Tuttavia non è la licenza poetica che cerca di ottenere, bensì un
faro acceso sull'eterno bisogno-timore dell'uomo, la solitudine.
L'età, come il tempo, che entra a far parte di uno stato di quiescenza,
non ha più importanza se non fosse per chi ne ha. Come poter dire
a tre giovani nel guado tra la pubertà e l'adolescenza che i minuti,
le ore e gli anni contano solo
alle ricorrenze? Emmanuelle Grangé nel ruolo della madre, è l'unica,
per dolore, capace di assorbire lo spazio-tempo. Ma la disgregazione
della comunità familiare iniziata con la misteriosa scomparsa del
padre confina ancora di più questa figura di donna in un ineluttabile
percorso verso l'autodistruzione. Qualcosa muore e qualcuno deve
ricominciare a vivere. Per consegnare tutto allo spettatore, il
regista sceglie il principio latino del "in medium". In parte cercando
la realistica sembianza delle cose con la telecamera a spalla in
un fare simile al Dogma, in parte costruendo la metafora con lunghe
inquadrature fisse su paesaggi senza fine. In questo senso anche
Angelopulos che però firma una coerenza che Lalou sceglie come maschera
per due stili non sempre complementari. Il dramma che si consuma
ha la stessa profonda e insondabile lentezza delle tragedie greche
e, anche se siamo abituati ad un cinema francese implosivo, poco
loquace e talora poco scorrevole, ci piacerebbe sperimentare visivamente
qualcosa di leggermente diverso.

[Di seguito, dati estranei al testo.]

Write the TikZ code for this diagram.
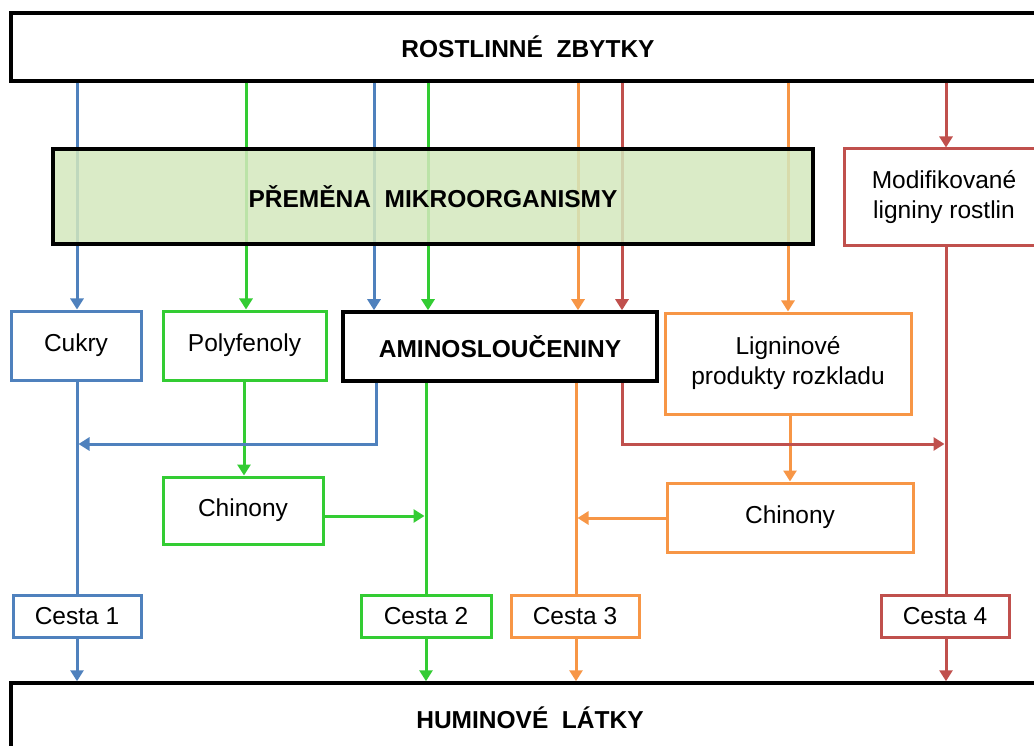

Sono gli unici nei ma non mi sembrano
trascurabili.
Voto 24/30
THE
DRAGON PAINTER (1919)
Recensione di Daniela Kappler
Sessue Hayakawa, il primo attore orientale a mettere piede e diventare
famoso in quella Hollywwod che mostrava apertamente i suoi tratti
razzisti e discriminatori agli inizi del secolo scorso. Sullo sfondo
ben poco giapponese, si vede spesso una stupenda panoramica del
Yosemite Park californiano oppure un murales pseudo-orientale. Saltare
tra rocce finte e parchi zen, troviamo il nostro eroe che spinto
dalla disperazione-illusione di avere come amore una principessa,
schizza e dipinge esclusivamente dragoni e riesce a diventare il
discepolo di un famoso pittore. La figlia di quest'ultimo diventa
la musa ispiratrice delle opere del giovane genio Tatsu e tranquilizza
la sua anima bisbetica, fino al punto che questo diventa completamente
privo di ispirazione. Crolla l'illusione e la donna, che, come in
molti romanzi orientali è la vera eroina del racconto, ne ha capito
il motivo, finge di gettarsi in una cascata e di morire per la rinascita
della sua arte. E così avviene, Tatsu dipinge come prima, meglio
di prima, e quindi la sposa ritorna davanti agli occhi dell'artista
in carne ed ossa. L'happy-end è garantito, siamo a Hollywwod. Basata
sul romanzo di Mary McNeil Fenollosa, l'opera mostra anche l'evoluzione
annuale delle tecniche cinematografiche del momento. Più spazio
per i dialoghi scritti e recitazione più fluida e meno teatrale,
caratterizzano questa simpatica produzione multiculturale.